Однажды, после серьезного боя, на отдыхе в маленькой заснеженной деревушке, в тяжелом полубредовом сне он увидел наконец ту, о которой подсознательно мечтал все это время. Но, Боже мой, что за странный это был сон!
Он увидел себя в каком то узком, но довольно длинном помещении, стоящим перед поперечным прилавком, преграждающим ему дорогу. За прилавком, в глубине комнаты, шевелилась какая-то картонная женская фигура. Ее лицо, освещенное цветными огнями, показалось ему странно знакомым. Где он видел этот чудесный овал лица, капризную линию губ, смеющиеся глаза и чуть приподнятую левую бровь, придававшую всему лицу чуть насмешливое выражение?
И только когда невидимые руки подали ему карабин и он понял, что нужно стрелять в эту качающуюся очаровательную мишень, целясь в круг, изображенный на левой стороне груди, на самом сердце, он узнал ее. Ведь это же была она, его полузнакомая незнакомка из маленького старинного городка с островерхими крышами, на которых снег казался ватой, небрежно наброшенной на рождественскую елку. Это была несомненно она: хотя и картонная, но вместе с тем настолько живая и реальная, как это может быть только во сне. И самое странное было то, что стрелять в нее не показалось ему чудовищным преступлением, а исполнением какого-то долга, соединенного с сознанием важности попадания.
А она раскачивалась, улыбалась ему, вскидывая свою изумительную подвижную левую бровь и пела:
«Я принцесса из тира,У меня картонное сердце,Попади в него, — и я упаду к твоим ногам.Но если промахнешься,То можешь объехать полмираИ нигде не найдешь покояУсталым глазам».
Песенка эта была довольно нескладная, но, так как он сам не был поэтом, а кроме того ее пела «она», — мотив и слова врезались в его память.
Привычным движением стрелка он вскинул карабин, прищурил глаз и нацелился в роковой кружок картонного сердца.

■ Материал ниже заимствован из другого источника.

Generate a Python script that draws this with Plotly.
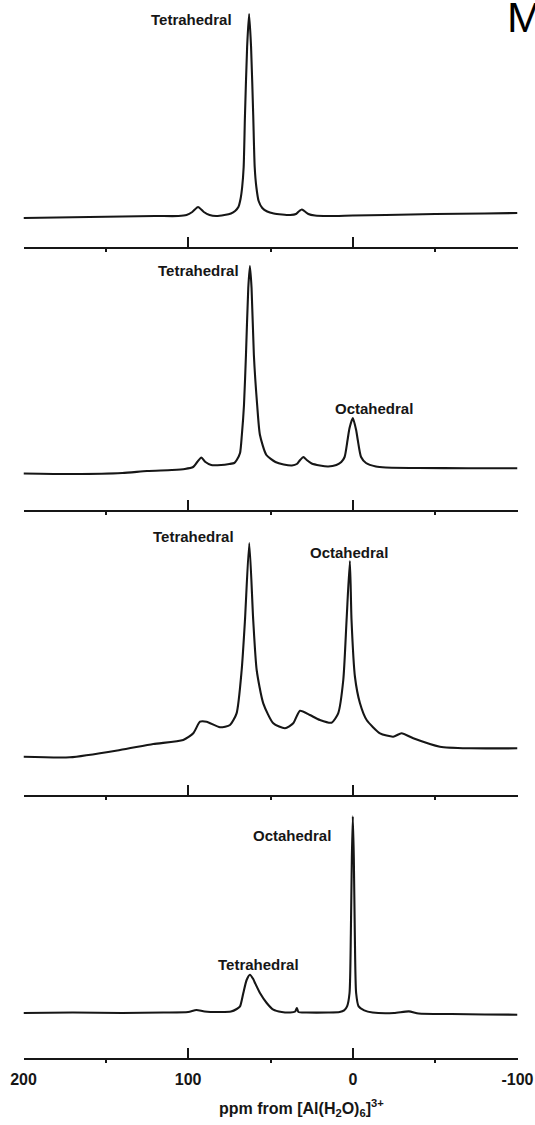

Странный это был карабин! Вероятно за секрет его конструкции дорого заплатили бы обе воюющие стороны. Оно стреляло непрерывнее, чем пулемет, причем на ней не было ни обычного диска ружей-автоматов, ни обыкновенной ленты тяжелых пулеметов.
Но его совершенно не тронула ни чудодейственная конструкция необычайного карабина, ни длительность, с которой он стрелял, не меняя ленты. О пулеметных задержках, несмотря на то, что он был специалист, он даже не подумал. Его поразило и оскорбило другое обстоятельство: как он ни целился, как ни напрягал и без того острого зрения стрелка, ни одна из этой кинематографической вереницы пуль не попала в картонное сердце странной девушки. А она качалась и пела:
«Я принцесса из тира,У меня картонное сердце…»
И капризно вскидывала левую бровь, казалось предназначенную для того, чтобы издеваться над влюбленными неудачниками.
Потом все закрутилось с молниеносной быстротой, девушка еще раз вскинула свою неестественную бровь и превратилась в усатого денщика, с невероятными усилиями будившего своего командира. Во-первых, был готов утренний завтрак, а, во-вторых, пришло приказание: танковой колонне немедленно отправляться для выполнения очередной боевой операции.
Ему недолго пришлось размышлять над этим странным сновидением. Жестокие бои с превосходящими силами противника моментально притушили всякое воспоминание о нем. А потом, уже весной, ранение, не очень серьезное, но делавшее работу невозможной, вывели его из строя. И он снова очутился в игрушечном городке, с домиками, напоминающими елочные украшения. Через две недели, еще немного припадая на не совсем зажившую ногу, он вышел из госпиталя с твердым намерением найти дом, где жила «принцесса из тира».